Exactly repeat the material, dropping only the pictures.

══ SUPPLIED INFORMATION ══

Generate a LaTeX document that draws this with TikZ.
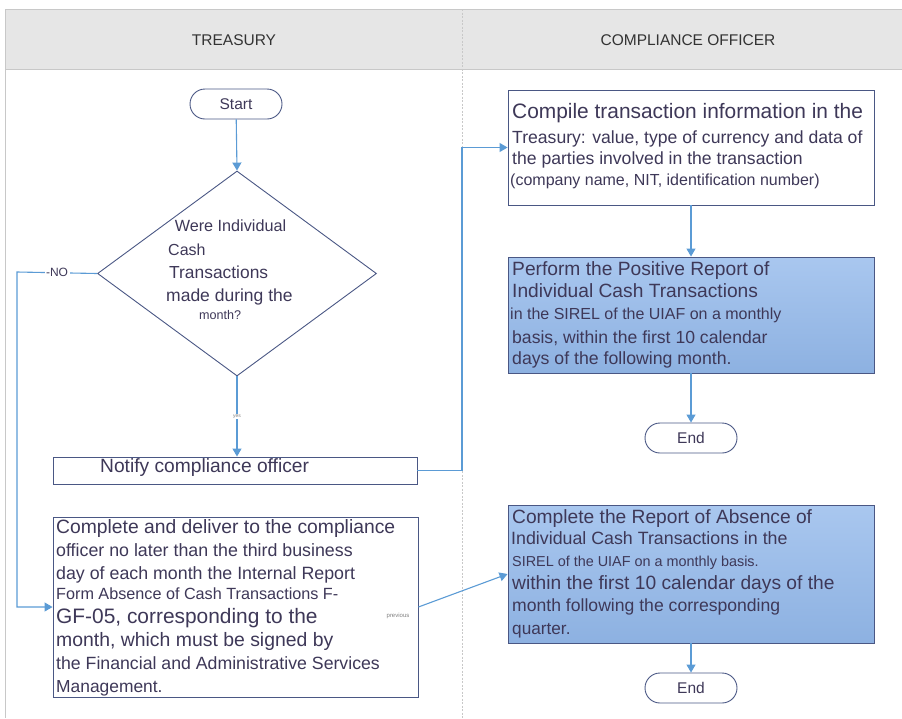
\documentclass[tikz,border=0pt]{standalone}
\usepackage{fontspec}
\setmainfont{Liberation Sans}
\usetikzlibrary{shapes.geometric,arrows.meta}
\definecolor{lanefill}{HTML}{E6E6E6}
\definecolor{laneline}{HTML}{C8C8C8}
\definecolor{conn}{HTML}{5B9BD5}
\definecolor{boxline}{HTML}{4A5784}
\definecolor{txt}{HTML}{3E3858}
\definecolor{hdrtxt}{HTML}{333333}
\definecolor{bluetop}{HTML}{A9C7EF}
\definecolor{bluebot}{HTML}{8DB1E1}
\newcommand{\fsz}[1]{\fontsize{#1}{#1}\selectfont}
\begin{document}
\begin{tikzpicture}[x=1pt,y=-1pt,
  boxw/.style={draw=boxline, line width=0.9pt, fill=white, inner sep=0pt},
  boxb/.style={draw=boxline, line width=0.9pt, top color=bluetop, bottom color=bluebot, inner sep=0pt},
  term/.style={draw=boxline, line width=0.9pt, rounded corners=15pt, minimum width=92pt, minimum height=30pt, inner sep=0pt, text=txt, font=\fsz{15.5}},
  conn/.style={draw=conn, line width=1.1pt},
  arr/.style={conn, -{Triangle[length=8pt,width=9pt]}},
  ln/.style={anchor=base west, inner sep=0pt, text=txt},
  hdr/.style={text=hdrtxt, font=\fsz{15.5}, inner sep=0pt}
]
\useasboundingbox (0,0) rectangle (902,718);
% lanes
\fill[lanefill] (5,9) rectangle (902,69);
\draw[laneline, line width=0.8pt] (5,9) -- (902,9);
\draw[laneline, line width=0.8pt] (5,69) -- (902,69);
\draw[laneline, line width=0.8pt] (5,9) -- (5,718);
\draw[laneline, line width=0.7pt, dashed, dash pattern=on 2pt off 1.5pt] (462,9) -- (462,718);
\node[hdr] (h1) at (234,40) {TREASURY};
\node[hdr] (h2) at (688,40) {COMPLIANCE OFFICER};

% nodes
\node[term] (start) at (236,104) {Start};
\node[diamond, draw=boxline, line width=0.9pt, minimum width=279pt, minimum height=205pt, inner sep=0pt] (dia) at (237,273.5) {};
\node[ln, anchor=base, font=\fsz{16.2}] (d1) at (230.5,231) {Were Individual};
\node[ln, font=\fsz{16}] (d2) at (168,255) {Cash};
\node[ln, font=\fsz{17.4}] (d3) at (169,278) {Transactions};
\node[ln, font=\fsz{17.5}] (d4) at (166,301) {made during the};
\node[ln, font=\fsz{12.6}] (d5) at (199,319) {month?};

\node[boxw, minimum width=364pt, minimum height=27pt] (notify) at (235,470.5) {};
\node[ln, font=\fsz{19.2}] (n1) at (100,472) {Notify compliance officer};

\node[boxw, minimum width=365pt, minimum height=180pt] (detail) at (235.5,607) {};
\node[ln, font=\fsz{19.3}] (a1) at (56,533) {Complete and deliver to the compliance};
\node[ln, font=\fsz{17.8}] (a2) at (56,556) {officer no later than the third business};
\node[ln, font=\fsz{17.8}] (a3) at (56,579) {day of each month the Internal Report};
\node[ln, font=\fsz{16.2}] (a4) at (56,599) {Form Absence of Cash Transactions F-};
\node[ln, font=\fsz{20.9}] (a5) at (56,623) {GF-05, corresponding to the};
\node[ln, font=\fsz{19.4}] (a6) at (56,646) {month, which must be signed by};
\node[ln, font=\fsz{17.7}] (a7) at (56,669) {the Financial and Administrative Services};
\node[ln, font=\fsz{17.4}] (a8) at (56,692) {Management.};
\node[inner sep=0pt, text=gray, font=\fsz{6}] (prev) at (398,616) {previous};

\node[boxw, minimum width=366pt, minimum height=115pt] (compile) at (691,147.5) {};
\node[ln, font=\fsz{20.9}] (c1) at (512,118) {Compile transaction information in the};
\node[ln, font=\fsz{17.6}] (c2) at (512,143) {Treasury: value, type of currency and data of};
\node[ln, font=\fsz{17.6}] (c3) at (512,164) {the parties involved in the transaction};
\node[ln, font=\fsz{16}] (c4) at (510,185) {(company name, NIT, identification number)};

\node[boxb, minimum width=366pt, minimum height=116pt] (perform) at (691,315) {};
\node[ln, font=\fsz{19.2}] (p1) at (512,275) {Perform the Positive Report of};
\node[ln, font=\fsz{19.2}] (p2) at (512,297) {Individual Cash Transactions};
\node[ln, font=\fsz{16}] (p3) at (510,319) {in the SIREL of the UIAF on a monthly};
\node[ln, font=\fsz{17.6}] (p4) at (512,343) {basis, within the first 10 calendar};
\node[ln, font=\fsz{17.7}] (p5) at (512,364) {days of the following month.};

\node[term] (end1) at (691,438) {End};

\node[boxb, minimum width=366pt, minimum height=138pt] (absence) at (691,574) {};
\node[ln, font=\fsz{19.2}] (b1) at (512,523) {Complete the Report of Absence of};
\node[ln, font=\fsz{17.8}] (b2) at (511,544) {Individual Cash Transactions in the};
\node[ln, font=\fsz{14.4}] (b3) at (512,566) {SIREL of the UIAF on a monthly basis.};
\node[ln, font=\fsz{19.2}] (b4) at (512,589) {within the first 10 calendar days of the};
\node[ln, font=\fsz{17.6}] (b5) at (512,611) {month following the corresponding};
\node[ln, font=\fsz{17.2}] (b6) at (512,634) {quarter.};

\node[term] (end2) at (691,688) {End};

% connectors
\draw[arr] (start) -- (dia.north);
\draw[arr] (dia.south) -- node[fill=white, inner sep=1pt, text=gray, font=\fsz{5}] (yes) {yes} (dia.south |- notify.north);
\coordinate (nocorner) at (17,272);
\draw[arr] (dia.west) -- node[pos=0.5, fill=white, inner sep=1.5pt, text=txt, font=\fsz{12}] (no) {-NO} (nocorner) |- (detail.west);
\coordinate (ncorner) at (462,470.5);
\draw[arr] (notify.east) -- (ncorner) |- (compile.west);
\draw[arr] (detail.east) -- (absence.west);
\draw[arr] (compile) -- (perform);
\draw[arr] (perform) -- (end1);
\draw[arr] (absence) -- (end2);
\end{tikzpicture}
\end{document}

═══

COMPLETED TASK —
Generate a LaTeX document that draws this with TikZ.
\documentclass[tikz,border=0pt]{standalone}
\usepackage{fontspec}
\setmainfont{Liberation Sans}
\usetikzlibrary{shapes.geometric,arrows.meta}
\definecolor{lanefill}{HTML}{E6E6E6}
\definecolor{laneline}{HTML}{C8C8C8}
\definecolor{conn}{HTML}{5B9BD5}
\definecolor{boxline}{HTML}{4A5784}
\definecolor{txt}{HTML}{3E3858}
\definecolor{hdrtxt}{HTML}{333333}
\definecolor{bluetop}{HTML}{A9C7EF}
\definecolor{bluebot}{HTML}{8DB1E1}
\newcommand{\fsz}[1]{\fontsize{#1}{#1}\selectfont}
\begin{document}
\begin{tikzpicture}[x=1pt,y=-1pt,
  boxw/.style={draw=boxline, line width=0.9pt, fill=white, inner sep=0pt},
  boxb/.style={draw=boxline, line width=0.9pt, top color=bluetop, bottom color=bluebot, inner sep=0pt},
  term/.style={draw=boxline, line width=0.9pt, rounded corners=15pt, minimum width=92pt, minimum height=30pt, inner sep=0pt, text=txt, font=\fsz{15.5}},
  conn/.style={draw=conn, line width=1.1pt},
  arr/.style={conn, -{Triangle[length=8pt,width=9pt]}},
  ln/.style={anchor=base west, inner sep=0pt, text=txt},
  hdr/.style={text=hdrtxt, font=\fsz{15.5}, inner sep=0pt}
]
\useasboundingbox (0,0) rectangle (902,718);
% lanes
\fill[lanefill] (5,9) rectangle (902,69);
\draw[laneline, line width=0.8pt] (5,9) -- (902,9);
\draw[laneline, line width=0.8pt] (5,69) -- (902,69);
\draw[laneline, line width=0.8pt] (5,9) -- (5,718);
\draw[laneline, line width=0.7pt, dashed, dash pattern=on 2pt off 1.5pt] (462,9) -- (462,718);
\node[hdr] (h1) at (234,40) {TREASURY};
\node[hdr] (h2) at (688,40) {COMPLIANCE OFFICER};

% nodes
\node[term] (start) at (236,104) {Start};
\node[diamond, draw=boxline, line width=0.9pt, minimum width=279pt, minimum height=205pt, inner sep=0pt] (dia) at (237,273.5) {};
\node[ln, anchor=base, font=\fsz{16.2}] (d1) at (230.5,231) {Were Individual};
\node[ln, font=\fsz{16}] (d2) at (168,255) {Cash};
\node[ln, font=\fsz{17.4}] (d3) at (169,278) {Transactions};
\node[ln, font=\fsz{17.5}] (d4) at (166,301) {made during the};
\node[ln, font=\fsz{12.6}] (d5) at (199,319) {month?};

\node[boxw, minimum width=364pt, minimum height=27pt] (notify) at (235,470.5) {};
\node[ln, font=\fsz{19.2}] (n1) at (100,472) {Notify compliance officer};

\node[boxw, minimum width=365pt, minimum height=180pt] (detail) at (235.5,607) {};
\node[ln, font=\fsz{19.3}] (a1) at (56,533) {Complete and deliver to the compliance};
\node[ln, font=\fsz{17.8}] (a2) at (56,556) {officer no later than the third business};
\node[ln, font=\fsz{17.8}] (a3) at (56,579) {day of each month the Internal Report};
\node[ln, font=\fsz{16.2}] (a4) at (56,599) {Form Absence of Cash Transactions F-};
\node[ln, font=\fsz{20.9}] (a5) at (56,623) {GF-05, corresponding to the};
\node[ln, font=\fsz{19.4}] (a6) at (56,646) {month, which must be signed by};
\node[ln, font=\fsz{17.7}] (a7) at (56,669) {the Financial and Administrative Services};
\node[ln, font=\fsz{17.4}] (a8) at (56,692) {Management.};
\node[inner sep=0pt, text=gray, font=\fsz{6}] (prev) at (398,616) {previous};

\node[boxw, minimum width=366pt, minimum height=115pt] (compile) at (691,147.5) {};
\node[ln, font=\fsz{20.9}] (c1) at (512,118) {Compile transaction information in the};
\node[ln, font=\fsz{17.6}] (c2) at (512,143) {Treasury: value, type of currency and data of};
\node[ln, font=\fsz{17.6}] (c3) at (512,164) {the parties involved in the transaction};
\node[ln, font=\fsz{16}] (c4) at (510,185) {(company name, NIT, identification number)};

\node[boxb, minimum width=366pt, minimum height=116pt] (perform) at (691,315) {};
\node[ln, font=\fsz{19.2}] (p1) at (512,275) {Perform the Positive Report of};
\node[ln, font=\fsz{19.2}] (p2) at (512,297) {Individual Cash Transactions};
\node[ln, font=\fsz{16}] (p3) at (510,319) {in the SIREL of the UIAF on a monthly};
\node[ln, font=\fsz{17.6}] (p4) at (512,343) {basis, within the first 10 calendar};
\node[ln, font=\fsz{17.7}] (p5) at (512,364) {days of the following month.};

\node[term] (end1) at (691,438) {End};

\node[boxb, minimum width=366pt, minimum height=138pt] (absence) at (691,574) {};
\node[ln, font=\fsz{19.2}] (b1) at (512,523) {Complete the Report of Absence of};
\node[ln, font=\fsz{17.8}] (b2) at (511,544) {Individual Cash Transactions in the};
\node[ln, font=\fsz{14.4}] (b3) at (512,566) {SIREL of the UIAF on a monthly basis.};
\node[ln, font=\fsz{19.2}] (b4) at (512,589) {within the first 10 calendar days of the};
\node[ln, font=\fsz{17.6}] (b5) at (512,611) {month following the corresponding};
\node[ln, font=\fsz{17.2}] (b6) at (512,634) {quarter.};

\node[term] (end2) at (691,688) {End};

% connectors
\draw[arr] (start) -- (dia.north);
\draw[arr] (dia.south) -- node[fill=white, inner sep=1pt, text=gray, font=\fsz{5}] (yes) {yes} (dia.south |- notify.north);
\coordinate (nocorner) at (17,272);
\draw[arr] (dia.west) -- node[pos=0.5, fill=white, inner sep=1.5pt, text=txt, font=\fsz{12}] (no) {-NO} (nocorner) |- (detail.west);
\coordinate (ncorner) at (462,470.5);
\draw[arr] (notify.east) -- (ncorner) |- (compile.west);
\draw[arr] (detail.east) -- (absence.west);
\draw[arr] (compile) -- (perform);
\draw[arr] (perform) -- (end1);
\draw[arr] (absence) -- (end2);
\end{tikzpicture}
\end{document}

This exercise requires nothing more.